Task brief: Find the string "this" and gather every line that holds it.

======== Listed entries

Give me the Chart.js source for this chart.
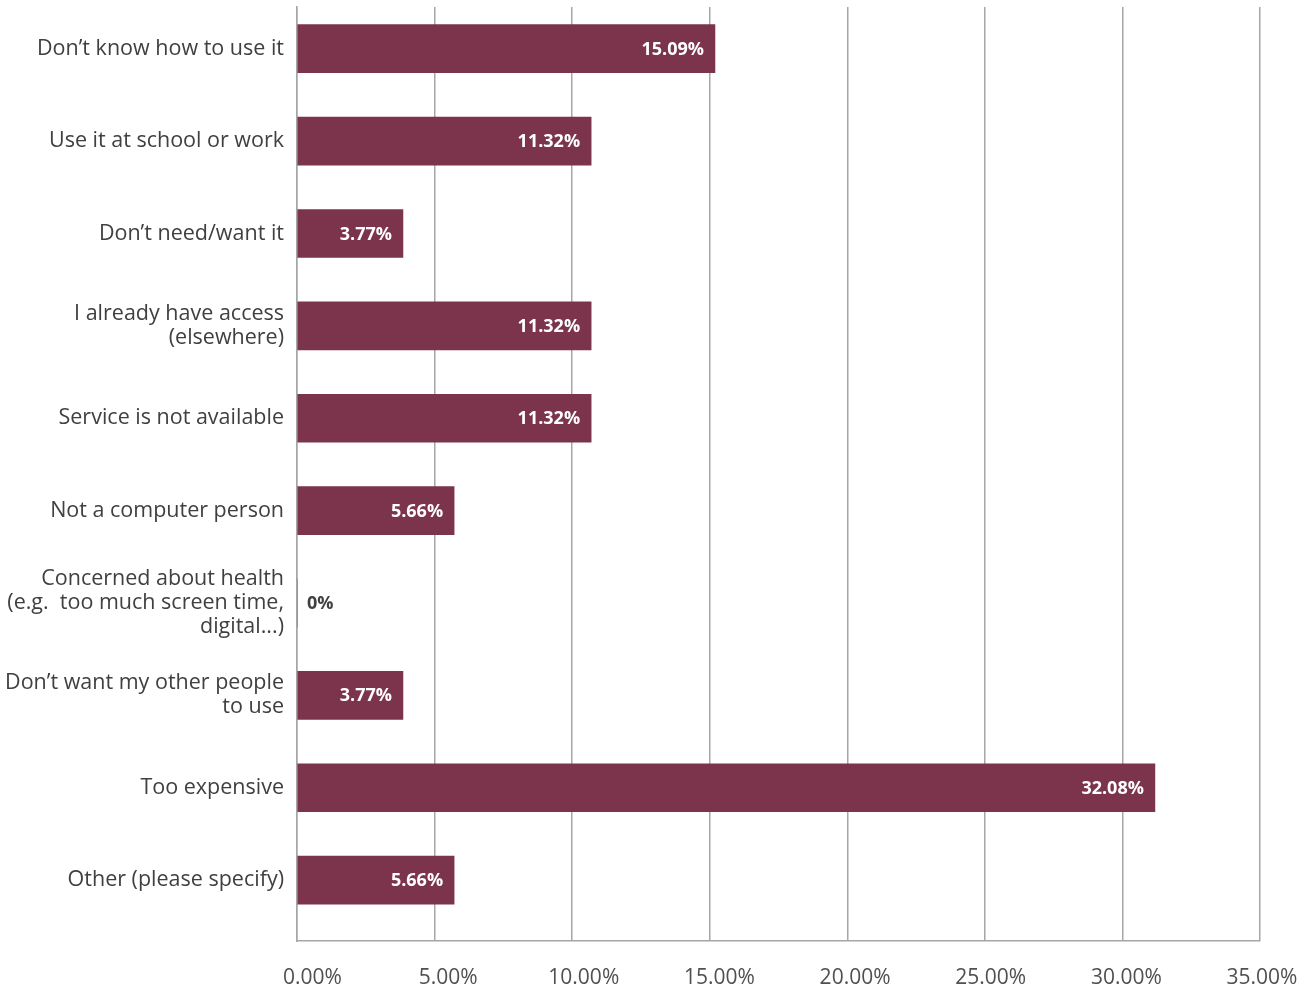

================
======== Listed entries

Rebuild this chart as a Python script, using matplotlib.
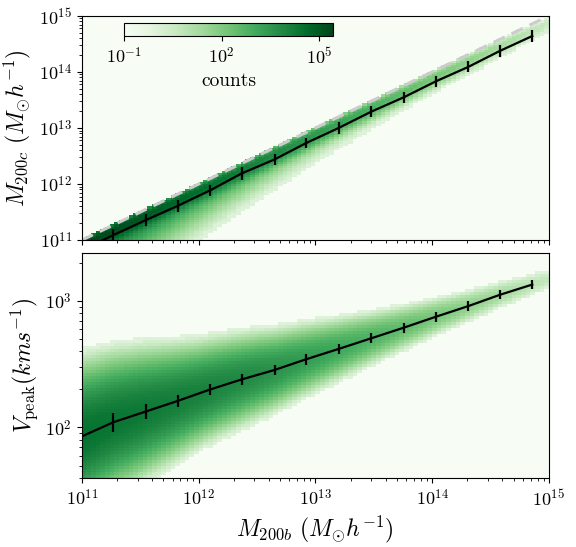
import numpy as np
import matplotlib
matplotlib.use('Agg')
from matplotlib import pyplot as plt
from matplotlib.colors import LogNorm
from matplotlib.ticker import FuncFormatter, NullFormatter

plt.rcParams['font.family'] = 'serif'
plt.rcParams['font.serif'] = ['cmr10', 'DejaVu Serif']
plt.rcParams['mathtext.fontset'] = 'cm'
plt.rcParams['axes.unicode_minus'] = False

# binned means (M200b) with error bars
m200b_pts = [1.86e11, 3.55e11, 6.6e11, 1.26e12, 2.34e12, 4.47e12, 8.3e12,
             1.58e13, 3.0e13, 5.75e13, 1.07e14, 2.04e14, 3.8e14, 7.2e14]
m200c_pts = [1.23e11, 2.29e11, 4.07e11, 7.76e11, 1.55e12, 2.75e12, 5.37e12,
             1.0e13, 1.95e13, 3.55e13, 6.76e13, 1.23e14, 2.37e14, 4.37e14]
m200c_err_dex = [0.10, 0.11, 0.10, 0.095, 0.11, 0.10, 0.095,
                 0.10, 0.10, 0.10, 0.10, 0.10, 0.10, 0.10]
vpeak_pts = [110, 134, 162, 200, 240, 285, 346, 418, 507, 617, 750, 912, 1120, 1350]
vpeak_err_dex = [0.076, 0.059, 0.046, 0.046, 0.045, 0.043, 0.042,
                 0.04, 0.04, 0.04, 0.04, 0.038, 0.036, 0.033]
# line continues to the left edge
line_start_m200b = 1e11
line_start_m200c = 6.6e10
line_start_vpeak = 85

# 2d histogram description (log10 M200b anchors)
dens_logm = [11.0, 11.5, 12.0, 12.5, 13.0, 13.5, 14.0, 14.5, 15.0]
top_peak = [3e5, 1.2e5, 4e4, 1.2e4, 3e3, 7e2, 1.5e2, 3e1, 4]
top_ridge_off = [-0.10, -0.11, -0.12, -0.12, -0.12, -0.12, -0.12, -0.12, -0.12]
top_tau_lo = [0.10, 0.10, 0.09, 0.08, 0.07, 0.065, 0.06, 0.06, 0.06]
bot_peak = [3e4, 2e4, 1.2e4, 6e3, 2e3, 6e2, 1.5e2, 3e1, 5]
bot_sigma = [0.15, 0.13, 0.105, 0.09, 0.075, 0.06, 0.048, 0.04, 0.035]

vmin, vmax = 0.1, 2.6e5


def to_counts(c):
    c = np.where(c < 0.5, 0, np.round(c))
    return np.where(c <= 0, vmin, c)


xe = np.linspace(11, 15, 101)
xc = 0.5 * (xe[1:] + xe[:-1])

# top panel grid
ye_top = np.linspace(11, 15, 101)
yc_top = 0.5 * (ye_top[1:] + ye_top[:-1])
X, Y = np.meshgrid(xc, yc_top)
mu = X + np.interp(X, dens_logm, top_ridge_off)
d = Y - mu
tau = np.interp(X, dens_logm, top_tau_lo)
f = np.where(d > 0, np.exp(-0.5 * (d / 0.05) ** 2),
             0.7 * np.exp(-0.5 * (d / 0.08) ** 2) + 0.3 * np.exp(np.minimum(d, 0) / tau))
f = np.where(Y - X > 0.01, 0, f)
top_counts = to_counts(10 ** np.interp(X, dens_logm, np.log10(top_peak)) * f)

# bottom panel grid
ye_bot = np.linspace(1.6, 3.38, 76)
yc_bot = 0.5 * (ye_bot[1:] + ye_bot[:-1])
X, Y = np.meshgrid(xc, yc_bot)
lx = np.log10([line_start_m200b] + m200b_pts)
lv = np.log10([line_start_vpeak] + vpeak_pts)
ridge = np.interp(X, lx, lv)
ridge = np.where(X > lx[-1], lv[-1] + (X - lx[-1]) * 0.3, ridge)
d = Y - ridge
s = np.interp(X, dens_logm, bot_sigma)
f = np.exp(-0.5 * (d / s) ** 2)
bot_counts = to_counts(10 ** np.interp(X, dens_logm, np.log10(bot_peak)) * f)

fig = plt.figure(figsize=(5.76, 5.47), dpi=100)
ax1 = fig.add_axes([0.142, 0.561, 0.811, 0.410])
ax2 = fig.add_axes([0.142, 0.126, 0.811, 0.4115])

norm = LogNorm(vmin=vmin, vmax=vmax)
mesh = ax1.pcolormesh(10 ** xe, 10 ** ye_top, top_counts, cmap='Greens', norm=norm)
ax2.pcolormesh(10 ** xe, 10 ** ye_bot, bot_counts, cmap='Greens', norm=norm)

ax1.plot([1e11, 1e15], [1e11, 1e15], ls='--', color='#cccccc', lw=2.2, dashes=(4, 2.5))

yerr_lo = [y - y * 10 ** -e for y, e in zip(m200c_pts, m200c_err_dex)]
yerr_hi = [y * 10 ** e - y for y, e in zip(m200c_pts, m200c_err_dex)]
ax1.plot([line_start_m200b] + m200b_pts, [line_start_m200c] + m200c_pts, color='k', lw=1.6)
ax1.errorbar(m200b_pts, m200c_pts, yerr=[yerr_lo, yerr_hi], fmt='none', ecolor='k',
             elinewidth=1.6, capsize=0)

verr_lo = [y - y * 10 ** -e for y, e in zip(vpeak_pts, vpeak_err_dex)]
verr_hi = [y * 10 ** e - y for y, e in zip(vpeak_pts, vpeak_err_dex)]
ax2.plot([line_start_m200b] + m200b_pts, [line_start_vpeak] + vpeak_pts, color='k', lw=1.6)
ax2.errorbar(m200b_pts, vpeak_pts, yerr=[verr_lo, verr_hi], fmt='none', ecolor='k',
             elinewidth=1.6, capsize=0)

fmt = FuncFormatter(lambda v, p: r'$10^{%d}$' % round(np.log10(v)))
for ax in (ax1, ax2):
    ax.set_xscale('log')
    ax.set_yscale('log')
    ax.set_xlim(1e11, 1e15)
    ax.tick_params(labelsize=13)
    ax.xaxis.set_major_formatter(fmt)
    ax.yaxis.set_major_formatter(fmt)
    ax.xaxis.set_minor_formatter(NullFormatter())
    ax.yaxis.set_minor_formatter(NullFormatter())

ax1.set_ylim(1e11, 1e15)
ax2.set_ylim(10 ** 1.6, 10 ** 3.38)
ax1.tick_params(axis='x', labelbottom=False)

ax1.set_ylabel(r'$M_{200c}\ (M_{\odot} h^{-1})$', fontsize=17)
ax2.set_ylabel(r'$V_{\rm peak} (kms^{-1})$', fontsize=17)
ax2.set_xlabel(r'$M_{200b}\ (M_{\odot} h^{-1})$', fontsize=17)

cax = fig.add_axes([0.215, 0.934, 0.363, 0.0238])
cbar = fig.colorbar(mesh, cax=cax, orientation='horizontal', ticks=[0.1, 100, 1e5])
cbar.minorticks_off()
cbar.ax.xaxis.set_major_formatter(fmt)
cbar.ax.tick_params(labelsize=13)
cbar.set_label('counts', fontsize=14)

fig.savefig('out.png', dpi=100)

================
======== Listed entries

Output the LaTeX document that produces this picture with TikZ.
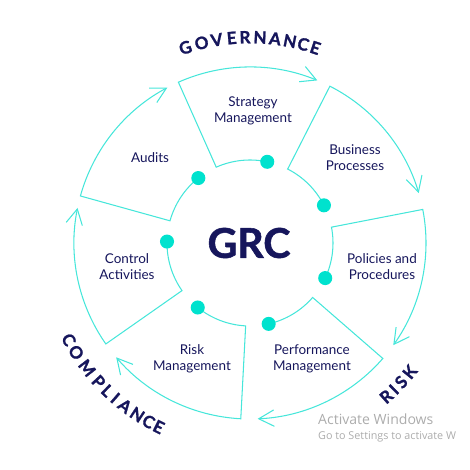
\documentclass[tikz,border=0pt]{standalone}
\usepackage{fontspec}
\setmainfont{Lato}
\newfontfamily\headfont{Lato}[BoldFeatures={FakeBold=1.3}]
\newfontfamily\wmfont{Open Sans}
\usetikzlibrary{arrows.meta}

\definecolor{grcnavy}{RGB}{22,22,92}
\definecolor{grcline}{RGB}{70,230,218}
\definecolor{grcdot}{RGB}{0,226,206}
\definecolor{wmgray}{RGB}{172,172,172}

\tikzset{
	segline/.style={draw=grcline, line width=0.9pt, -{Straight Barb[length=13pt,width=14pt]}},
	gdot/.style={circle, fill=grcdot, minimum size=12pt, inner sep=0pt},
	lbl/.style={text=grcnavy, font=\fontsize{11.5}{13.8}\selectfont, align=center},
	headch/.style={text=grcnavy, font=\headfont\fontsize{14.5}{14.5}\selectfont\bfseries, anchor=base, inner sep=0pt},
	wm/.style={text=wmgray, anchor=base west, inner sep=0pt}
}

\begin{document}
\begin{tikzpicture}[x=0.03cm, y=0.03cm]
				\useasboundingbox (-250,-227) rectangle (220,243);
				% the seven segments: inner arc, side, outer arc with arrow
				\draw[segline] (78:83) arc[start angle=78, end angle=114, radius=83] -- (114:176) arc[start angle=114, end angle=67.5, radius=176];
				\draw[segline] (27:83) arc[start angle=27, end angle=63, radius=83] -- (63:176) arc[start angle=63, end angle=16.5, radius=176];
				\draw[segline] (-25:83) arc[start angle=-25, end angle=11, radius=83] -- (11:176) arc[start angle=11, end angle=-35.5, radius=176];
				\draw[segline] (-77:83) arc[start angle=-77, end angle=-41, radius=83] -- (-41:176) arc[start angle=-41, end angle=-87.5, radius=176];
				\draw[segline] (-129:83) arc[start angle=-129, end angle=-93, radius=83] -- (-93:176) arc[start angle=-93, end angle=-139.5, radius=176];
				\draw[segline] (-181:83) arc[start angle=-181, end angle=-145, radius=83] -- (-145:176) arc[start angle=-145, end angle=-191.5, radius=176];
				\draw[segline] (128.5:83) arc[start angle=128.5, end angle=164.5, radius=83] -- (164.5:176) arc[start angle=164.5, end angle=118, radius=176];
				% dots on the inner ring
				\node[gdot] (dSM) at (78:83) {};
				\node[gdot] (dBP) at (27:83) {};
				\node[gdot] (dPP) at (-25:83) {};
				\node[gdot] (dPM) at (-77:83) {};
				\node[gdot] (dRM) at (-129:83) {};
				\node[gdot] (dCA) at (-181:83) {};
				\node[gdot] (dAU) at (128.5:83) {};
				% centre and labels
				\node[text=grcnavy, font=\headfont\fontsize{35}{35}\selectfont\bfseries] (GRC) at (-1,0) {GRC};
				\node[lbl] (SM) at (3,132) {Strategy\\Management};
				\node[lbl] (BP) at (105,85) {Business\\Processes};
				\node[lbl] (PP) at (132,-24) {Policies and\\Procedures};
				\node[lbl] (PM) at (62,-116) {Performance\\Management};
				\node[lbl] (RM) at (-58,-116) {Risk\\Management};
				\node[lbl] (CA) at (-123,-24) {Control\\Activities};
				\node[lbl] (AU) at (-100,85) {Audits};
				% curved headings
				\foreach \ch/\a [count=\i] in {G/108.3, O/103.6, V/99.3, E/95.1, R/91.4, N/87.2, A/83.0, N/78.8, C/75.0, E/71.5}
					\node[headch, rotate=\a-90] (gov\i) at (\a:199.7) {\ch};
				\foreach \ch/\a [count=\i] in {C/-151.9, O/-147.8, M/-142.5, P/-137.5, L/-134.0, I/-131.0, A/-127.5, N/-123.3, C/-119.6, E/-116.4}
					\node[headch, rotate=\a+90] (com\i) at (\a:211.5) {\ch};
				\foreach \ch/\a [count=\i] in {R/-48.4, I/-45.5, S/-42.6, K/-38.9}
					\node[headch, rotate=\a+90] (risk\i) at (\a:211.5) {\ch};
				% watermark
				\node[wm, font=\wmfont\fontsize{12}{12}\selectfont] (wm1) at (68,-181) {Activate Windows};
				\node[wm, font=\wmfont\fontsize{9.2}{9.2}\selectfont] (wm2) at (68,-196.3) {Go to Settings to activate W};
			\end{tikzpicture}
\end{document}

================

Exercise response:
Give me the Chart.js source for this chart.
Rebuild this chart as a Python script, using matplotlib.
Output the LaTeX document that produces this picture with TikZ.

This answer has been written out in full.